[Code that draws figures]
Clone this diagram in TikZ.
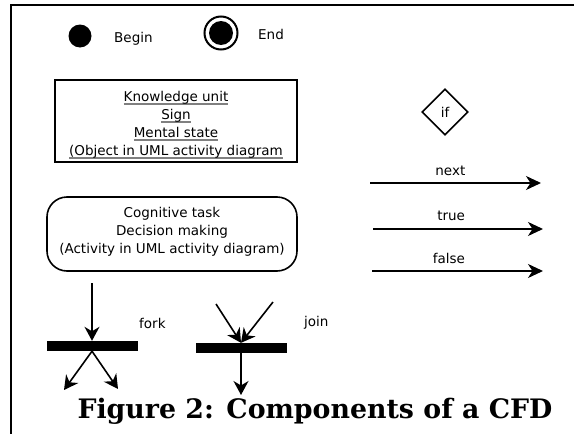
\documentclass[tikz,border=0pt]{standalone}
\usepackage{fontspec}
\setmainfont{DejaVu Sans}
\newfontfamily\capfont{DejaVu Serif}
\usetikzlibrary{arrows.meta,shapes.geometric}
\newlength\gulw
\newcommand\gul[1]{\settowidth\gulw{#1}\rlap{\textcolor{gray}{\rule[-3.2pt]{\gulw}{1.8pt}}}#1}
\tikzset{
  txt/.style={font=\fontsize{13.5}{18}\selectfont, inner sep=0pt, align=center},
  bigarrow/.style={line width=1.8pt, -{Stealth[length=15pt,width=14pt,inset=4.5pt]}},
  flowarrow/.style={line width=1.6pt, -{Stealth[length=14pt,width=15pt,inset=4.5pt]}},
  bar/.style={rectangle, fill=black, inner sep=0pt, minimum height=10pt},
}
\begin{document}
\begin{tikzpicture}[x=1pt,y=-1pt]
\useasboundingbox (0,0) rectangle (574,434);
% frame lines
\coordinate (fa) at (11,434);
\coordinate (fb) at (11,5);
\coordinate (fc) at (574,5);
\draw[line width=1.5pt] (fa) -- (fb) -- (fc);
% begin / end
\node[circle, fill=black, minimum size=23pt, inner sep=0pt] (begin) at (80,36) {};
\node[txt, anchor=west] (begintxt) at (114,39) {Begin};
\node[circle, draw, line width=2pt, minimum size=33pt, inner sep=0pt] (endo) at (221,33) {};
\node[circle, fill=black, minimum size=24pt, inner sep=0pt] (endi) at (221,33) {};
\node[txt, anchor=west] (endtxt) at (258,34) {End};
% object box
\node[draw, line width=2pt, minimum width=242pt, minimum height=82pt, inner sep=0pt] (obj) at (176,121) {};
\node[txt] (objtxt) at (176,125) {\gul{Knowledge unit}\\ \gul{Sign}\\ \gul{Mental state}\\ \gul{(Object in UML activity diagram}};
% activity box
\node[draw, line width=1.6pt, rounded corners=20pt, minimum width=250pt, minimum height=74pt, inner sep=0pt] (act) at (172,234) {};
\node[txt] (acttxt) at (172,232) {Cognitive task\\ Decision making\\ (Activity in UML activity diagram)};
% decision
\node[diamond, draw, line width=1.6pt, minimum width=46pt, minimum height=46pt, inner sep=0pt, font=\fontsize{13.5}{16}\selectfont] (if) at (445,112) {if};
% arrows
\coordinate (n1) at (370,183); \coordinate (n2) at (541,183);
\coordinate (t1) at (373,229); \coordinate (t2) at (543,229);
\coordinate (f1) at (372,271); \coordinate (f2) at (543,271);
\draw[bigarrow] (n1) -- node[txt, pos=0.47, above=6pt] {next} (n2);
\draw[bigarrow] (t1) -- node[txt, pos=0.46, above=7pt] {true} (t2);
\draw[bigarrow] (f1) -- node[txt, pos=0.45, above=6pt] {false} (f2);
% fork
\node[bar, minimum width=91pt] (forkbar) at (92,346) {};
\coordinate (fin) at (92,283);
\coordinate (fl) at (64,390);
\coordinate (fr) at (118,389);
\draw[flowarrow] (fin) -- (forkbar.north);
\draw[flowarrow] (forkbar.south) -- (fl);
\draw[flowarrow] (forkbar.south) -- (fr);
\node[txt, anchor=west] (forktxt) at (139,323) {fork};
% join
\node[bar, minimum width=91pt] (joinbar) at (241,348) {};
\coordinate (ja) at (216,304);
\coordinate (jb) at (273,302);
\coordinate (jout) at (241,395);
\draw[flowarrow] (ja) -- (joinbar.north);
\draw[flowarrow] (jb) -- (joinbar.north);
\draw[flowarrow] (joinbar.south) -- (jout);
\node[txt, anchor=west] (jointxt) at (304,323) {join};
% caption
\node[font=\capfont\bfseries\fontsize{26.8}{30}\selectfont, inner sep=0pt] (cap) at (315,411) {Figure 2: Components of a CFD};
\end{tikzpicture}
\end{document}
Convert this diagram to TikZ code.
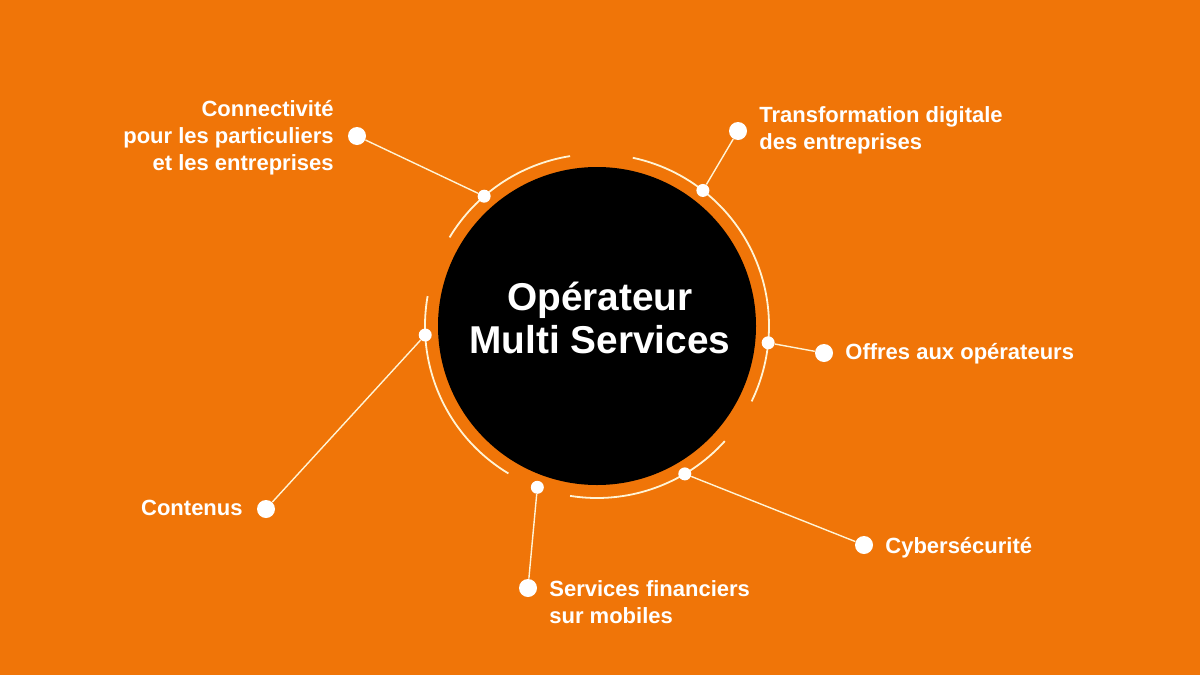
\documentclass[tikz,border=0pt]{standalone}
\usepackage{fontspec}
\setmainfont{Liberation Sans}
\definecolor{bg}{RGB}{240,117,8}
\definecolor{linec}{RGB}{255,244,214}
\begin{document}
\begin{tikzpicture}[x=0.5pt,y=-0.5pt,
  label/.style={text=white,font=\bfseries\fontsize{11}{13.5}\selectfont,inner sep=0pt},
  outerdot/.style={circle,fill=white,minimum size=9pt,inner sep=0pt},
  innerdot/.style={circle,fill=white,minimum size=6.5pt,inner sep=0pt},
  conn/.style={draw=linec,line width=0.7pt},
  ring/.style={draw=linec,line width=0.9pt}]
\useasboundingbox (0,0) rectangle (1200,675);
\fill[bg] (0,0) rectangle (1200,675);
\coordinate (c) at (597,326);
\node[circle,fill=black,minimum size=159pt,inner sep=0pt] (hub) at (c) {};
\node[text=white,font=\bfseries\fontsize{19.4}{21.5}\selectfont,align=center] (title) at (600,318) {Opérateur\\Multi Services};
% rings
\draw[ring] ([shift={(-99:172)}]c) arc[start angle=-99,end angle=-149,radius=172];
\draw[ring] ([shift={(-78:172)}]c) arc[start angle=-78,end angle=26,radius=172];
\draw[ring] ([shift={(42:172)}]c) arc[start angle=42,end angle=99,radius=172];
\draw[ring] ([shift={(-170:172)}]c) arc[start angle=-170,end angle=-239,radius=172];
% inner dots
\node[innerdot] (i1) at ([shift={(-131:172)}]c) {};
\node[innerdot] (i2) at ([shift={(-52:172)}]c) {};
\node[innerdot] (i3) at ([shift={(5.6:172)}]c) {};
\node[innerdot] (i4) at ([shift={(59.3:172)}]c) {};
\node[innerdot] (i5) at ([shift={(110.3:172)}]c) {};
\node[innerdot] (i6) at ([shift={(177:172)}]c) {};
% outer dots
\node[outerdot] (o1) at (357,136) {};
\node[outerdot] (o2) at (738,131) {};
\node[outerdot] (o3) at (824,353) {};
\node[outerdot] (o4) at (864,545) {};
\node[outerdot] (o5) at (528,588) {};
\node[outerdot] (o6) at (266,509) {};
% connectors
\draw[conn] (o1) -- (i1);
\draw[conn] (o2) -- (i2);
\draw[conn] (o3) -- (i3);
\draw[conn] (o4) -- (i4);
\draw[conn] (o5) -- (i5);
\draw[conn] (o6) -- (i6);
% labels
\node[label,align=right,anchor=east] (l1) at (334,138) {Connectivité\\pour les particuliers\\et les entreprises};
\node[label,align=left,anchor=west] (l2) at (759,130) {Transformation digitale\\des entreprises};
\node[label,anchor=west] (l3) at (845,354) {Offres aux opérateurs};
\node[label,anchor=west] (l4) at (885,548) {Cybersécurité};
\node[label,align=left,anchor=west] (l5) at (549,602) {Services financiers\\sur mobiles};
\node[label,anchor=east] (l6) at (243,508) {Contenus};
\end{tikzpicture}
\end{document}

= AIM =
Check each line above for the word "diagram", and copy the lines where it appears.

= RESULT OF THE TASK =
Clone this diagram in TikZ.
\node[txt] (objtxt) at (176,125) {\gul{Knowledge unit}\\ \gul{Sign}\\ \gul{Mental state}\\ \gul{(Object in UML activity diagram}};
\node[txt] (acttxt) at (172,232) {Cognitive task\\ Decision making\\ (Activity in UML activity diagram)};
Convert this diagram to TikZ code.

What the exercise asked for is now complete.